In all cases, a new dubious taxonomy emerged to depict variants of the left that are hierarchically categorized based on levels of guilt and complicity (either in reference to imperialism, rebels, or dictators). Besides the obvious contradictions that any cursory observation can spot (e.g., support by known “leftists” of patent dictatorships like Syria, or of US policies/patronage), this entire exercise is largely ephemeral as the coming years will reveal. It is odd that otherwise well-regarded writers partook in this amorphous fad of lamenting the left.

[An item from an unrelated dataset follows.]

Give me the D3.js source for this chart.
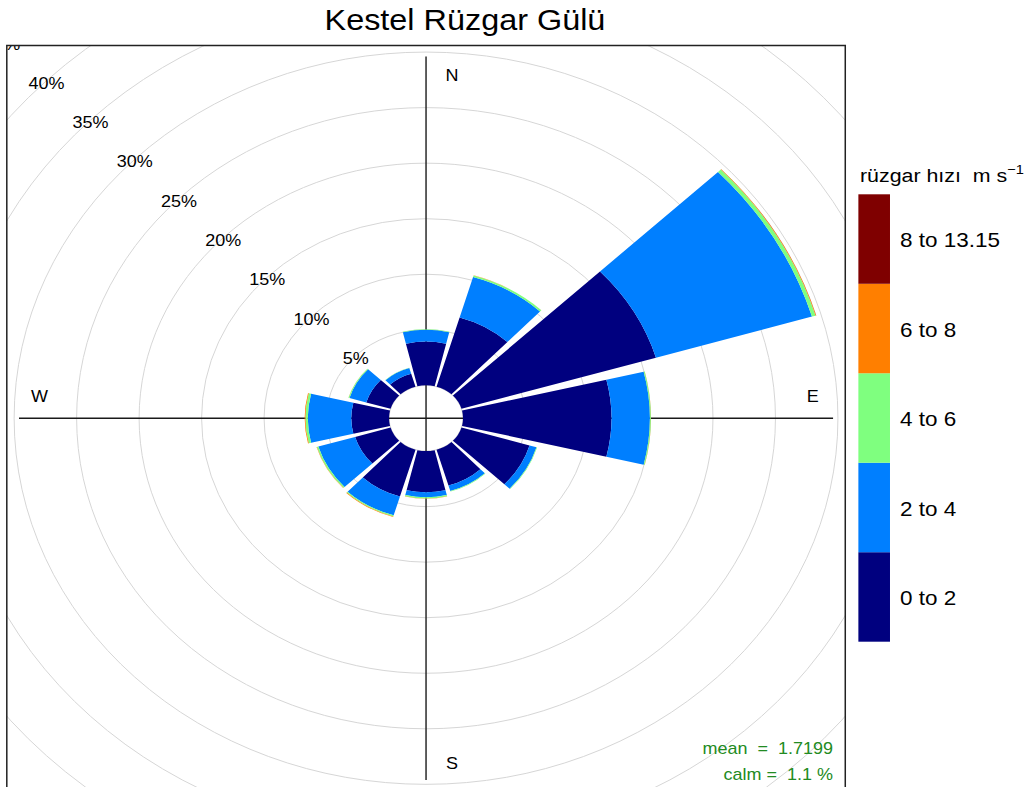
<!DOCTYPE html>
<html>
<head>
<meta charset="utf-8">
<script src="https://cdn.jsdelivr.net/npm/d3@7"></script>
<style>
    body { margin: 0; background: #fff; }
    text { font-family: "Liberation Sans", Arial, sans-serif; fill: #000; }
</style>
</head>
<body>
<svg id="mainSvg" width="1034" height="787"></svg>
<script>
// wind directions (degrees, clockwise from N)
const directions = [0, 30, 60, 90, 120, 150, 180, 210, 240, 270, 300, 330];
// frequency (%) of each speed bin per direction
const freq0to2 = [3.94, 6.50, 16.23, 11.88, 5.68, 3.36, 3.71, 4.39, 2.96, 3.02, 2.03, 1.22];
const freq2to4 = [1.05, 3.79, 13.02, 3.07, 0.58, 0.52, 0.45, 1.77, 3.07, 3.48, 1.40, 0.54];
const freq4to6 = [0.05, 0.15, 0.30, 0.08, 0.05, 0.05, 0.10, 0.10, 0.12, 0.19, 0.08, 0.02];
const freq6to8 = [0.00, 0.01, 0.05, 0.01, 0.00, 0.00, 0.02, 0.05, 0.03, 0.06, 0.01, 0.00];
const freq8to13 = [0.00, 0.00, 0.01, 0.00, 0.00, 0.00, 0.00, 0.00, 0.00, 0.00, 0.00, 0.00];
const speedBins = ["0 to 2", "2 to 4", "4 to 6", "6 to 8", "8 to 13.15"];
const binColors = ["#00007F", "#007FFF", "#7FFF7F", "#FF7F00", "#7F0000"];
const ringPercents = [0, 5, 10, 15, 20, 25, 30, 35, 40, 45, 50, 55];
const compass = [["N", 0], ["E", 90], ["S", 180], ["W", 270]];
const meanSpeed = "1.7199", calmPct = "1.1";

let svg = d3.select('#mainSvg');
const xStretch = 1.125; // the reference is drawn wider than tall
const cx = 378.7, cy = 418.2;
const segHalf = 13.5; // half width of a petal (deg)

const series = [freq0to2, freq2to4, freq4to6, freq6to8, freq8to13];
const totals = directions.map((d, i) => d3.sum(series, s => s[i]));
const maxFreq = d3.max(totals);
const offSet = maxFreq * 0.1;
const lim = maxFreq + offSet;

const r = d3.scaleLinear().domain([0, lim]).range([0, 361.8]);

let root = svg.append("g").attr("transform", `scale(${xStretch},1)`);

/**
 * panel + clip
 */
const pHalf = r(lim) * 1.03;
root.append("clipPath").attr("id", "panelClip")
    .append("rect")
    .attr("x", -pHalf).attr("y", -pHalf)
    .attr("width", pHalf * 2).attr("height", pHalf * 2);

let plot = root.append("g")
    .attr("transform", `translate(${cx},${cy})`)
    .append("g")
    .attr("clip-path", "url(#panelClip)");

// grid rings
plot.selectAll("circle.ring").data(ringPercents).join("circle")
    .attr("class", "ring")
    .attr("r", d => r(offSet + d))
    .attr("fill", "none")
    .attr("stroke", "#d6d6d6")
    .attr("stroke-width", 1)
    .attr("vector-effect", "non-scaling-stroke");

// axis lines (drawn under petals)
plot.append("line")
    .attr("x1", -r(lim)).attr("x2", r(lim)).attr("y1", 0).attr("y2", 0)
    .attr("stroke", "#1a1a1a").attr("stroke-width", 1.4)
    .attr("vector-effect", "non-scaling-stroke");
plot.append("line")
    .attr("x1", 0).attr("x2", 0).attr("y1", -r(lim)).attr("y2", r(lim))
    .attr("stroke", "#1a1a1a").attr("stroke-width", 1.4)
    .attr("vector-effect", "non-scaling-stroke");

// stacked petal segments
let segs = [];
directions.forEach((wd, i) => {
    let cum = 0;
    series.forEach((s, j) => {
        segs.push({wd: wd, bin: j, r0: offSet + cum, r1: offSet + cum + s[i]});
        cum += s[i];
    });
});
const arc = d3.arc()
    .innerRadius(d => r(d.r0))
    .outerRadius(d => r(d.r1))
    .startAngle(d => (d.wd - segHalf) * Math.PI / 180)
    .endAngle(d => (d.wd + segHalf) * Math.PI / 180);

plot.selectAll("path.seg").data(segs.filter(d => d.r1 > d.r0)).join("path")
    .attr("class", "seg")
    .attr("d", arc)
    .attr("fill", d => binColors[d.bin]);

// ring labels along 315 deg
plot.selectAll("text.ringLab").data(ringPercents.filter(d => d > 0)).join("text")
    .attr("class", "ringLab")
    .attr("x", d => -r(offSet + d) * Math.SQRT1_2)
    .attr("y", d => -r(offSet + d) * Math.SQRT1_2 + 3)
    .attr("text-anchor", "middle")
    .attr("dominant-baseline", "central")
    .attr("font-size", 16)
    .text(d => d + "%");

// compass letters
const compassPos = {N: [0.064, -0.945], E: [0.95, -0.058], S: [0.064, 0.955], W: [-0.95, -0.058]};
plot.selectAll("text.cmp").data(compass).join("text")
    .attr("class", "cmp")
    .attr("x", d => r(lim) * compassPos[d[0]][0])
    .attr("y", d => r(lim) * compassPos[d[0]][1])
    .attr("text-anchor", "middle")
    .attr("dominant-baseline", "central")
    .attr("font-size", 16)
    .text(d => d[0]);

// mean / calm note
plot.append("text")
    .attr("x", r(lim)).attr("y", r(lim) - 26)
    .attr("text-anchor", "end")
    .attr("font-size", 16)
    .style("fill", "#228B22")
    .attr("xml:space", "preserve")
    .text("mean  =  " + meanSpeed);
plot.append("text")
    .attr("x", r(lim)).attr("y", r(lim))
    .attr("text-anchor", "end")
    .attr("font-size", 16)
    .style("fill", "#228B22")
    .attr("xml:space", "preserve")
    .text("calm =  " + calmPct + " %");

// panel border
root.append("rect")
    .attr("x", cx - pHalf).attr("y", cy - pHalf)
    .attr("width", pHalf * 2).attr("height", pHalf * 2)
    .attr("fill", "none")
    .attr("stroke", "#222")
    .attr("stroke-width", 1.5)
    .attr("vector-effect", "non-scaling-stroke");

// title
root.append("text")
    .attr("x", 413.3).attr("y", 30)
    .attr("text-anchor", "middle")
    .attr("font-size", 28.8)
    .text("Kestel Rüzgar Gülü");

/**
 * legend
 */
const legY = d3.scaleBand().domain(speedBins.slice().reverse()).range([194.3, 641.7]);
let legend = root.append("g").attr("transform", "translate(763,0)");
legend.selectAll("rect").data(speedBins).join("rect")
    .attr("x", 0)
    .attr("y", d => legY(d))
    .attr("width", 28.1)
    .attr("height", legY.bandwidth())
    .attr("fill", (d, i) => binColors[i]);
legend.selectAll("text.legLab").data(speedBins).join("text")
    .attr("class", "legLab")
    .attr("x", 37)
    .attr("y", d => legY(d) + legY.bandwidth() / 2 + 1.5)
    .attr("dominant-baseline", "central")
    .attr("font-size", 20)
    .text(d => d);
let legTitle = legend.append("text")
    .attr("x", 1.4).attr("y", 182)
    .attr("font-size", 19)
    .attr("xml:space", "preserve")
    .text("rüzgar hızı  m s");
legTitle.append("tspan")
    .attr("font-size", 13)
    .attr("dy", -8)
    .text("−1");
</script>
</body>
</html>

This is not because the left, however conceptualized, should not be critiqued. On the contrary, it should be, and any serious rebuilding of revolutionary or emancipatory fervor in the coming years must include such diligent self-criticism. Rather, it is mainly because many of those who are being critiqued and, amusingly, the equivalent proportion of those who are critiquing, often do not have a record of commitment, or paper trail, or legacy that can be considered “leftist” in the most classical senses. Both have substituted classless anti-imperialism and even reactionary nationalism for leftist principles. The farce became that liberals and “progressives” (in a Trump world, this category is especially stretched/distorted) are standing in as gate-keepers of the left: a temporary concern for populism, vague notions of social justice, and lip-service support for the poor stood in for robust class analysis at the local, regional, and international levels. The end result is that these attacks were misplaced and inconsequential.
Predictably, this disfiguration of the left under its new liberal gatekeepers invited analysts who never identified with the left to join in. In that space, everyone and their mother and uncle from multiple and contradictory positions chimed in on indicting the left, while consistently exaggerating its actual impact (on anything, really) and ignoring the fact that regional and global powers that have long ago considered the “left” a cute little discursive toy do not effectively recognize its existence.

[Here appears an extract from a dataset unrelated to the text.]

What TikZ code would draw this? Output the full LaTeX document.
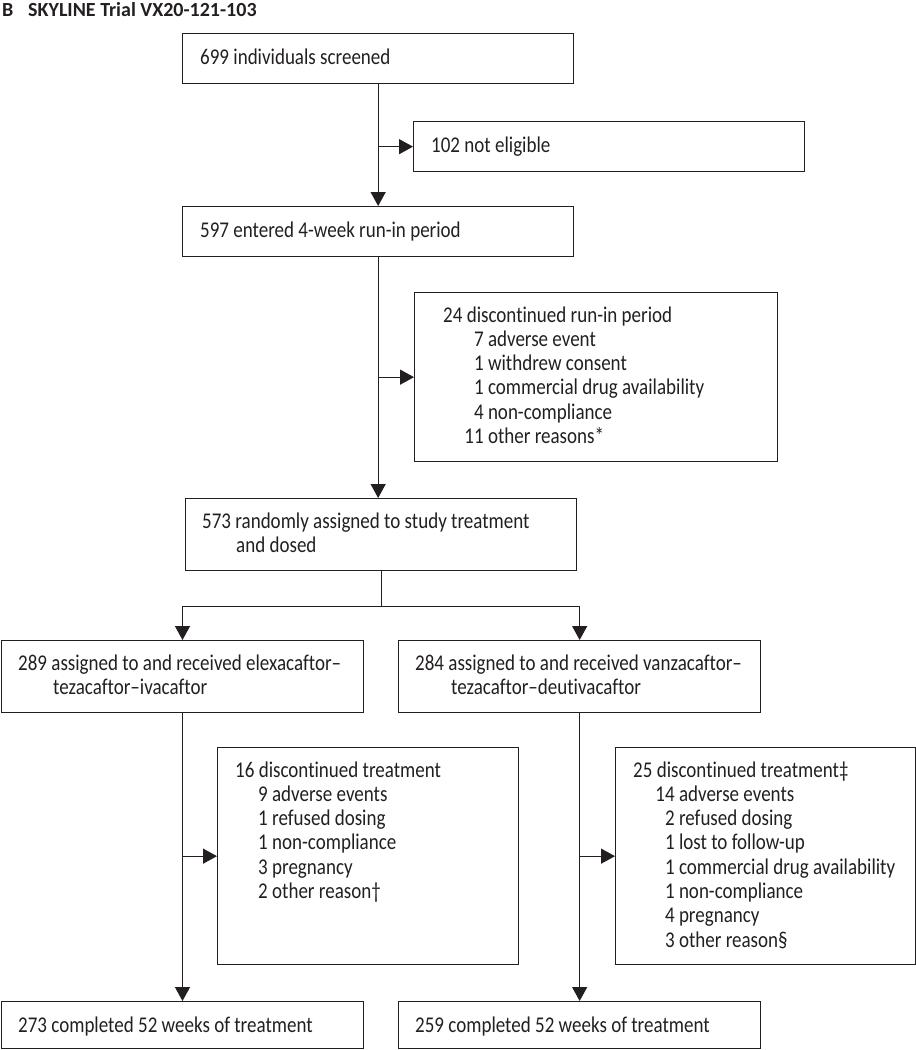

Yet, the “left” is portrayed as the problem for renegade reactionaries and liberals: a perfect diversion from engaging in comprehensive criticism and self-criticism of the actual conditions, actors, relations, and positions that animated the outcomes of the uprisings, particularly in Syria. Interestingly, in that debate, debaters claim their sharp views represent most Syrians and that their opponents do not know Syria or proceed from axioms alien to the concern of Syrians: i.e., that they oppose imperialism at the expense of the Syrian revolution, or that they support a revolution that represents imperial interests. Both dominant views obscure more than reveal in the case of the Syrian uprising as I have tried to illustrate elsewhere.
Back to Square One
Not only has the spurious writing on the uprisings persisted, but it has also regressed in quality, paralleling the regression of conditions in the Arab world. Generally speaking, there is talk of corruption, unemployment, and other negative indicators often hand-picked from something like the United Nations’ Arab Human Development Report. Almost all ills are pinned squarely on authoritarian rulers, as though they exist in a vacuum. One finds very little about the political connections of these rulers with their regional and international supporters/bankrollers. Nor is there much about the institutions that rewarded the adoption of neoliberal-like policies no matter the cost to the larger population.

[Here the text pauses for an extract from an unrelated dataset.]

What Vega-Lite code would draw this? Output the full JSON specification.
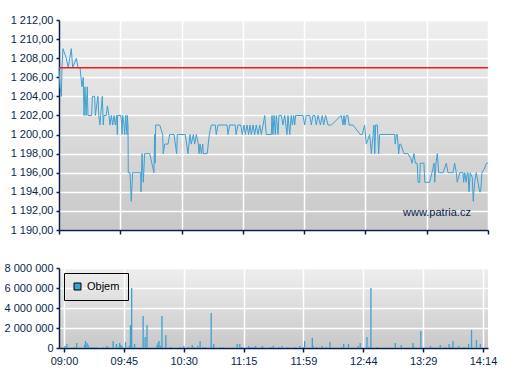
{
  "$schema": "https://vega.github.io/schema/vega-lite/v6.json",
  "padding": {"left": 4, "top": 14, "right": 5, "bottom": 5},
  "background": "white",
  "spacing": 27,
  "resolve": {"scale": {"color": "independent"}, "legend": {"color": "independent"}},
  "config": {
    "font": "Liberation Sans",
    "view": {"stroke": null, "fill": {"gradient": "linear", "x1": 0, "y1": 0, "x2": 0, "y2": 1, "stops": [{"offset": 0, "color": "#efefef"}, {"offset": 1, "color": "#c8c8c8"}]}},
    "axis": {"labelFont": "Liberation Sans", "labelFontSize": 11, "labelColor": "#0a1f4d", "domainColor": "#0a1f4d", "tickColor": "#0a1f4d", "domainWidth": 1.5, "tickWidth": 1.5, "gridColor": "#ffffff", "gridWidth": 1.5, "gridOpacity": 1, "labelFlush": false, "labelOverlap": false}
  },
  "datasets": {
    "price": [
      {"m":0.0,"p":1207},{"m":0.7,"p":1205},{"m":1.7,"p":1204},{"m":2.2,"p":1207},{"m":2.9,"p":1209},{"m":5.3,"p":1208},{"m":6.8,"p":1207},{"m":9.0,"p":1209},{"m":10.0,"p":1207},{"m":12.7,"p":1208},{"m":13.9,"p":1207},{"m":15.4,"p":1207},{"m":16.8,"p":1205},{"m":17.8,"p":1206},{"m":18.3,"p":1202},{"m":19.0,"p":1205},{"m":19.8,"p":1202},{"m":20.7,"p":1205},{"m":21.2,"p":1202},{"m":23.9,"p":1202},{"m":24.4,"p":1204},{"m":26.1,"p":1204},{"m":26.6,"p":1202},{"m":28.5,"p":1204},{"m":29.1,"p":1202},{"m":30.0,"p":1201},{"m":30.5,"p":1202},{"m":31.7,"p":1204},{"m":32.4,"p":1201},{"m":32.9,"p":1202},{"m":34.6,"p":1202},{"m":35.4,"p":1203},{"m":36.6,"p":1202},{"m":37.3,"p":1201},{"m":38.3,"p":1202},{"m":39.3,"p":1201},{"m":40.3,"p":1202},{"m":41.2,"p":1201},{"m":42.2,"p":1202},{"m":42.7,"p":1200},{"m":42.9,"p":1202},{"m":45.2,"p":1202},{"m":45.9,"p":1201},{"m":46.1,"p":1200},{"m":46.6,"p":1202},{"m":47.6,"p":1201},{"m":48.1,"p":1200},{"m":48.8,"p":1202},{"m":49.8,"p":1200},{"m":50.0,"p":1202},{"m":50.5,"p":1201},{"m":50.7,"p":1196},{"m":52.0,"p":1196},{"m":52.9,"p":1193},{"m":53.9,"p":1196},{"m":59.8,"p":1196},{"m":60.0,"p":1194},{"m":60.8,"p":1198},{"m":61.7,"p":1195},{"m":62.7,"p":1198},{"m":66.4,"p":1198},{"m":69.5,"p":1196},{"m":70.0,"p":1200},{"m":70.3,"p":1197},{"m":70.8,"p":1201},{"m":73.7,"p":1201},{"m":75.9,"p":1200},{"m":76.3,"p":1198},{"m":77.4,"p":1199},{"m":79.8,"p":1199},{"m":81.0,"p":1200},{"m":84.2,"p":1200},{"m":86.1,"p":1198},{"m":86.6,"p":1200},{"m":92.4,"p":1200},{"m":94.4,"p":1198},{"m":95.9,"p":1200},{"m":96.8,"p":1199},{"m":98.3,"p":1200},{"m":99.3,"p":1199},{"m":100.5,"p":1200},{"m":102.0,"p":1199},{"m":102.5,"p":1198},{"m":103.2,"p":1199},{"m":104.2,"p":1198},{"m":105.2,"p":1199},{"m":105.6,"p":1198},{"m":108.5,"p":1198},{"m":110.0,"p":1200},{"m":111.5,"p":1201},{"m":114.4,"p":1201},{"m":115.1,"p":1200},{"m":116.4,"p":1201},{"m":123.0,"p":1201},{"m":123.7,"p":1200},{"m":124.9,"p":1201},{"m":129.0,"p":1201},{"m":129.6,"p":1200},{"m":131.0,"p":1201},{"m":133.0,"p":1201},{"m":134.2,"p":1200},{"m":135.4,"p":1201},{"m":136.4,"p":1200},{"m":137.6,"p":1201},{"m":138.8,"p":1200},{"m":139.8,"p":1201},{"m":140.8,"p":1200},{"m":142.0,"p":1201},{"m":143.2,"p":1200},{"m":144.4,"p":1201},{"m":145.7,"p":1200},{"m":146.9,"p":1201},{"m":148.1,"p":1200},{"m":150.6,"p":1202},{"m":151.7,"p":1200},{"m":155.4,"p":1200},{"m":155.9,"p":1202},{"m":156.6,"p":1200},{"m":157.4,"p":1202},{"m":158.3,"p":1200},{"m":159.1,"p":1202},{"m":160.3,"p":1200},{"m":161.0,"p":1202},{"m":162.7,"p":1202},{"m":163.9,"p":1201},{"m":165.2,"p":1202},{"m":166.9,"p":1200},{"m":167.6,"p":1202},{"m":168.9,"p":1200},{"m":170.0,"p":1202},{"m":170.8,"p":1201},{"m":171.8,"p":1202},{"m":172.5,"p":1201},{"m":173.2,"p":1202},{"m":178.6,"p":1202},{"m":179.8,"p":1201},{"m":181.0,"p":1202},{"m":183.5,"p":1202},{"m":184.7,"p":1201},{"m":185.9,"p":1202},{"m":187.2,"p":1202},{"m":188.3,"p":1201},{"m":189.6,"p":1202},{"m":191.3,"p":1201},{"m":192.7,"p":1202},{"m":193.7,"p":1201},{"m":195.2,"p":1202},{"m":196.9,"p":1201},{"m":199.3,"p":1201},{"m":206.6,"p":1202},{"m":207.9,"p":1201},{"m":208.6,"p":1202},{"m":209.3,"p":1201},{"m":210.3,"p":1202},{"m":211.5,"p":1202},{"m":212.3,"p":1201},{"m":215.2,"p":1201},{"m":220.5,"p":1200},{"m":222.0,"p":1200},{"m":223.7,"p":1201},{"m":224.9,"p":1199},{"m":226.2,"p":1199.5},{"m":227.4,"p":1200},{"m":228.6,"p":1198},{"m":230.6,"p":1201},{"m":231.1,"p":1198},{"m":231.8,"p":1201},{"m":233.0,"p":1201},{"m":234.0,"p":1198},{"m":234.7,"p":1200},{"m":245.7,"p":1200},{"m":246.1,"p":1199},{"m":246.9,"p":1200},{"m":247.6,"p":1200},{"m":248.6,"p":1198},{"m":249.4,"p":1199},{"m":250.1,"p":1199},{"m":252.5,"p":1198},{"m":255.4,"p":1198},{"m":257.4,"p":1197.5},{"m":258.4,"p":1197},{"m":259.8,"p":1198},{"m":260.8,"p":1197},{"m":262.2,"p":1197},{"m":262.8,"p":1195},{"m":264.0,"p":1195},{"m":264.4,"p":1197},{"m":267.1,"p":1197},{"m":267.7,"p":1195},{"m":271.3,"p":1195},{"m":273.0,"p":1196},{"m":274.5,"p":1197},{"m":275.0,"p":1195},{"m":275.9,"p":1197},{"m":276.9,"p":1198},{"m":277.9,"p":1196},{"m":278.6,"p":1196},{"m":281.1,"p":1196},{"m":283.5,"p":1197},{"m":284.7,"p":1196},{"m":288.4,"p":1196},{"m":289.6,"p":1197},{"m":290.8,"p":1196},{"m":291.5,"p":1195},{"m":293.3,"p":1196},{"m":295.7,"p":1196},{"m":296.2,"p":1195},{"m":296.9,"p":1196},{"m":298.1,"p":1195},{"m":298.8,"p":1196},{"m":299.4,"p":1196},{"m":300.1,"p":1194},{"m":301.0,"p":1196},{"m":302.5,"p":1195.5},{"m":303.2,"p":1193},{"m":304.2,"p":1195},{"m":305.4,"p":1196},{"m":306.7,"p":1195},{"m":307.9,"p":1194},{"m":308.6,"p":1194},{"m":309.6,"p":1196},{"m":311.6,"p":1196.5},{"m":312.8,"p":1197},{"m":314.0,"p":1197}
    ],
    "volume": [
      {"m":0.7,"v":200000},{"m":2.2,"v":400000},{"m":7.5,"v":100000},{"m":9.5,"v":500000},{"m":15.4,"v":300000},{"m":16.1,"v":700000},{"m":17.3,"v":500000},{"m":18.1,"v":300000},{"m":19.2,"v":100000},{"m":21.0,"v":100000},{"m":22.9,"v":100000},{"m":24.2,"v":100000},{"m":29.5,"v":100000},{"m":32.0,"v":200000},{"m":33.2,"v":100000},{"m":36.8,"v":700000},{"m":39.3,"v":400000},{"m":40.5,"v":100000},{"m":41.7,"v":500000},{"m":42.5,"v":300000},{"m":43.4,"v":200000},{"m":46.1,"v":600000},{"m":49.0,"v":200000},{"m":49.8,"v":2300000},{"m":50.7,"v":6000000},{"m":51.5,"v":100000},{"m":52.9,"v":400000},{"m":59.3,"v":3200000},{"m":60.8,"v":1100000},{"m":62.2,"v":2300000},{"m":69.8,"v":300000},{"m":70.5,"v":500000},{"m":71.2,"v":700000},{"m":72.2,"v":200000},{"m":73.4,"v":3200000},{"m":76.3,"v":1300000},{"m":80.0,"v":100000},{"m":86.9,"v":100000},{"m":89.8,"v":200000},{"m":93.0,"v":100000},{"m":96.1,"v":300000},{"m":97.3,"v":100000},{"m":100.3,"v":200000},{"m":102.0,"v":700000},{"m":104.4,"v":100000},{"m":106.1,"v":100000},{"m":110.3,"v":3500000},{"m":111.0,"v":100000},{"m":112.2,"v":400000},{"m":116.9,"v":100000},{"m":119.5,"v":100000},{"m":129.8,"v":400000},{"m":131.7,"v":400000},{"m":133.0,"v":100000},{"m":138.3,"v":200000},{"m":140.0,"v":100000},{"m":141.5,"v":100000},{"m":142.5,"v":100000},{"m":143.7,"v":200000},{"m":148.1,"v":100000},{"m":148.8,"v":200000},{"m":155.0,"v":100000},{"m":155.9,"v":100000},{"m":156.9,"v":200000},{"m":161.0,"v":100000},{"m":163.4,"v":200000},{"m":167.8,"v":100000},{"m":173.0,"v":100000},{"m":176.6,"v":200000},{"m":179.3,"v":100000},{"m":180.3,"v":700000},{"m":186.1,"v":1000000},{"m":186.6,"v":200000},{"m":189.1,"v":100000},{"m":193.5,"v":200000},{"m":196.4,"v":100000},{"m":199.3,"v":600000},{"m":208.1,"v":100000},{"m":209.6,"v":400000},{"m":213.2,"v":400000},{"m":220.5,"v":200000},{"m":222.0,"v":500000},{"m":227.1,"v":1100000},{"m":228.6,"v":100000},{"m":230.0,"v":6000000},{"m":234.4,"v":100000},{"m":248.3,"v":500000},{"m":252.7,"v":300000},{"m":261.5,"v":500000},{"m":262.3,"v":100000},{"m":267.4,"v":1700000},{"m":274.7,"v":200000},{"m":282.0,"v":300000},{"m":285.7,"v":100000},{"m":288.6,"v":400000},{"m":290.1,"v":100000},{"m":291.5,"v":700000},{"m":295.9,"v":200000},{"m":299.6,"v":100000},{"m":300.3,"v":100000},{"m":303.2,"v":400000},{"m":305.4,"v":1800000},{"m":309.1,"v":800000},{"m":312.0,"v":400000}
    ]
  },
  "vconcat": [
    {
      "width": 429,
      "height": 210,
      "layer": [
        {
          "data": {"name": "price"},
          "mark": {"type": "line", "color": "#3fa0d2", "strokeWidth": 1},
          "encoding": {
            "x": {"field": "m", "type": "quantitative", "title": null, "scale": {"domain": [0, 314], "nice": false, "zero": false},
                  "axis": {"values": [0, 44.857, 89.714, 134.571, 179.429, 224.286, 269.143, 314], "tickCount": 100, "labels": false, "tickSize": 4, "grid": true}},
            "y": {"field": "p", "type": "quantitative", "title": null, "scale": {"domain": [1190, 1212], "nice": false, "zero": false},
                  "axis": {"values": [1190, 1192, 1194, 1196, 1198, 1200, 1202, 1204, 1206, 1208, 1210, 1212], "tickCount": 100, "tickSize": 3, "labelPadding": 3, "grid": true,
                           "labelExpr": "replace(replace(format(datum.value, ',.2f'), ',', ' '), '.', ',')"}}
          }
        },
        {
          "data": {"values": [{"ref": 1207}]},
          "mark": {"type": "rule", "color": "#ee1c1c", "strokeWidth": 1.3},
          "encoding": {"y": {"field": "ref", "type": "quantitative"}}
        },
        {
          "data": {"values": [{"label": "www.patria.cz", "m": 301.5, "p": 1191.8}]},
          "mark": {"type": "text", "align": "right", "baseline": "middle", "fontSize": 11, "font": "Liberation Sans", "color": "#0a1f4d"},
          "encoding": {
            "x": {"field": "m", "type": "quantitative"},
            "y": {"field": "p", "type": "quantitative"},
            "text": {"field": "label"}
          }
        }
      ]
    },
    {
      "width": 429,
      "height": 80,
      "data": {"name": "volume"},
      "mark": {"type": "bar", "size": 1.3},
      "encoding": {
        "x": {"field": "m", "type": "quantitative", "title": null, "scale": {"domain": [0, 314], "nice": false, "zero": false},
              "axis": {"values": [0, 44.857, 89.714, 134.571, 179.429, 224.286, 269.143, 314], "tickCount": 100, "tickSize": 4, "labelPadding": 3, "grid": true,
                       "labelExpr": "timeFormat(datetime(2020, 0, 1, 9, round(datum.value)), '%H:%M')"}},
        "y": {"field": "v", "type": "quantitative", "title": null, "scale": {"domain": [0, 8000000], "nice": false},
              "axis": {"values": [0, 2000000, 4000000, 6000000, 8000000], "tickCount": 100, "tickSize": 3, "labelPadding": 3, "grid": true,
                       "labelExpr": "replace(format(datum.value, ','), regexp(',', 'g'), ' ')"}},
        "color": {"datum": "Objem", "type": "nominal", "scale": {"range": ["#3fa0d2"]},
                  "legend": {"orient": "top-left", "title": null, "offset": 5, "strokeColor": "black", "padding": 8,
                             "symbolType": "square", "symbolSize": 49, "symbolStrokeColor": "black", "symbolStrokeWidth": 1, "symbolOpacity": 1,
                             "labelFontSize": 11, "labelFont": "Liberation Sans", "labelColor": "black", "labelOffset": 4}}
      }
    }
  ]
}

In effect, there is little to no consideration that the Arab uprisings were also a voice of protest for those whose life-chances have been devoured by their local elites and the politics the latter pursued as individuals (moguls), groups (with external connections), networks (informal economic cliques between business and state officials), and/or institutions (e.g., the army in Egypt). It is as though the youth bulge, unemployment, and opposition politics are completely detached from the development policies that autocratic darlings adopted, imposed, and pursued. To be sure, data such as arms purchases in contrast to spending on development are thrown around as though they are detached from questions of accountability (if not worse) on the supplier’s/seller’s side—instead of recognizing at the very least the complicity involved. The cursory words/homage that are sometimes presented to address measures of complicity of external actors, states, and processes are actually problematic because they do not figure in the final calculus—we end up with lip-service liberal critique of elitism.
Additionally, as time goes by, the uprisings are somehow collapsed into a negative monolith, just as they were from the diametrically opposite euphoric angle early on, under the dubious banner of the “Arab Spring:” both characterizations are caricatures of reality. We increasingly see little mention of the diversity of cases and peoples, except in passing, as though it is a detail. It turns out that premature perceptions of both success and failure dull analytical vigor.
Once more, instead of historical depth, analytical and empirical fads informed by “policy-oriented” politics and fortunes came to the fore: suddenly, the depiction of the generic desire for democracy of everyone in the Arab world is substituted by the catch-all “Sunni anxiety” factor. This trending variable side-steps or eliminates all other divisions, including those between ruler and ruled, in which the majority of Sunnis in the Arab region were actually primarily suppressed by “Sunni” elites that belong to a different class, long before conspiracy theories about Shi`a trying to take over the region. Moreover, one finds that the countries that are often depicted as causing this anxiety are Shi`i majority countries, including Iran and Iraq, where similar claims of “Shi`i anxiety” can be made.
Also gone is the talk of the delayed stances and actual positions of the US and UK governments vis-à-vis the six uprisings (e.g., whose side they were on, and when): late comers to Tunisia and Egypt’s peoples’ side, against the people in Bahrain, wary of the Yemeni uprising and far more interested in profits than people in Libya. Such stances reinforce the historical external accountability, yet both the stances and the accountability are deleted or reduced to details. The case that demonstrates the lack of attention to external (specifically western) factors is Syria. Syria’s dictatorship was never Europe’s or the United States’ cup of tea. After initial hesitation very early on, they actually supported the uprising, directly or indirectly. Curiously, external support to prop up the Syrian regime, whether it is Iran, Russia, or Hizballah, is not jettisoned. While all these regimes—not to mention the other dictatorships that western powers continue to support—deserve more than overthrow for their decades-long crimes, the writing and opining/analysis is increasingly comporting with pre-uprisings foreign policies of western governments. None of this portends well for the future of democracy or even accountability in the region.
Finally, and in relation to presenting a monolithic social blob (with the exception of talk of Sunni anxiety), often not a word is uttered about gender, bodies, and space. In short treatments, even if it is unreasonable to dwell on everything in detail, it is incumbent on analysts at least to address the issue areas, and leave readers with a need to explore, not an artificial sense of satisfaction that re-catapult us to the culturalist-authoritarian boogeyman/framework. It is almost like everyone has lost their mind. As the prosecutor in the Egyptian play, A Witness Who Saw Nothing, says after the witness disclosed that he was not paying attention, “the case is to be re-opened”, (يعاد افتتاح المحضر), or back to square one.